Objective
Take the lines from the head of the listing through the one bearing "0.0466, 0.0518, 0.0573]" and copy them exactly, leaving every picture out.

Supplied information
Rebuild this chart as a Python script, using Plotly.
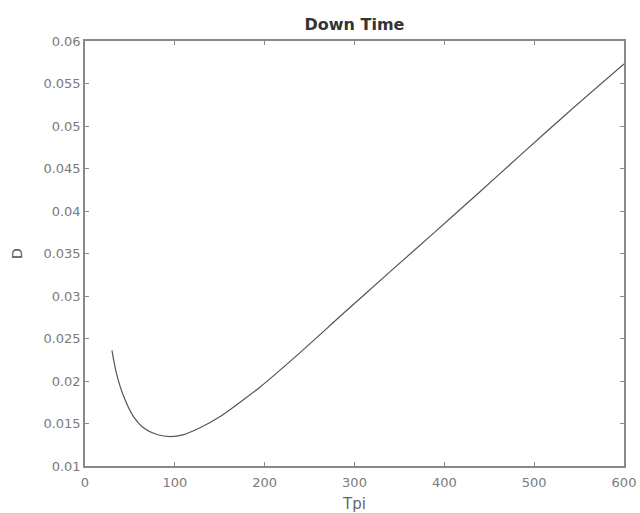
import plotly.graph_objects as go

# Values
tpi = [30, 35, 43, 54, 65, 80, 95, 110, 128, 150, 170, 195, 240, 285, 340, 385, 440, 485, 540, 600]
down_time = [0.0236, 0.0209, 0.0182, 0.0158, 0.0145, 0.0137, 0.01345, 0.0137, 0.0145, 0.0158,
             0.0173, 0.0193, 0.0234, 0.0277, 0.0329, 0.0371, 0.0423, 0.0466, 0.0518, 0.0573]

x_ticks = [0, 100, 200, 300, 400, 500, 600]
y_ticks = [0.01, 0.015, 0.02, 0.025, 0.03, 0.035, 0.04, 0.045, 0.05, 0.055, 0.06]
y_tick_text = ["0.01", "0.015", "0.02", "0.025", "0.03", "0.035", "0.04", "0.045", "0.05", "0.055", "0.06"]

FONT = "DejaVu Sans, sans-serif"

fig = go.Figure()
fig.add_trace(go.Scatter(
    x=tpi, y=down_time, mode="lines",
    line=dict(color="#555555", width=1.2, shape="spline", smoothing=0.8),
    showlegend=False, hoverinfo="skip",
))

axis_common = dict(
    showgrid=False, zeroline=False, showline=True, mirror="ticks",
    linecolor="#8a8a8a", linewidth=1.5, ticks="inside", ticklen=4,
    tickcolor="#8a8a8a", tickwidth=1, automargin=False,
    tickfont=dict(family=FONT, size=13, color="#7a7a7a"),
)

fig.update_layout(
    width=640, height=513,
    paper_bgcolor="white", plot_bgcolor="white",
    margin=dict(l=85, r=16, t=41, b=47),
    title=dict(text="<b>Down Time</b>", x=(85 + 624) / 2 / 640, xanchor="center",
               y=1 - 24 / 513, yanchor="middle", yref="container",
               font=dict(family=FONT, size=16, color="#333333")),
    xaxis=dict(range=[0, 600], tickvals=x_ticks, ticklabelstandoff=4,
               title=dict(text="Tpi", standoff=9,
                          font=dict(family=FONT, size=15, color="#666666")),
               **axis_common),
    yaxis=dict(range=[0.01, 0.06], tickvals=y_ticks, ticktext=y_tick_text,
               title=dict(text="D", standoff=18,
                          font=dict(family=FONT, size=14, color="#555555")),
               **axis_common),
)

fig.write_html("out.html", config={"displayModeBar": False},
               post_script="document.body.style.margin='0';")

Result
Rebuild this chart as a Python script, using Plotly.
import plotly.graph_objects as go

# Values
tpi = [30, 35, 43, 54, 65, 80, 95, 110, 128, 150, 170, 195, 240, 285, 340, 385, 440, 485, 540, 600]
down_time = [0.0236, 0.0209, 0.0182, 0.0158, 0.0145, 0.0137, 0.01345, 0.0137, 0.0145, 0.0158,
             0.0173, 0.0193, 0.0234, 0.0277, 0.0329, 0.0371, 0.0423, 0.0466, 0.0518, 0.0573]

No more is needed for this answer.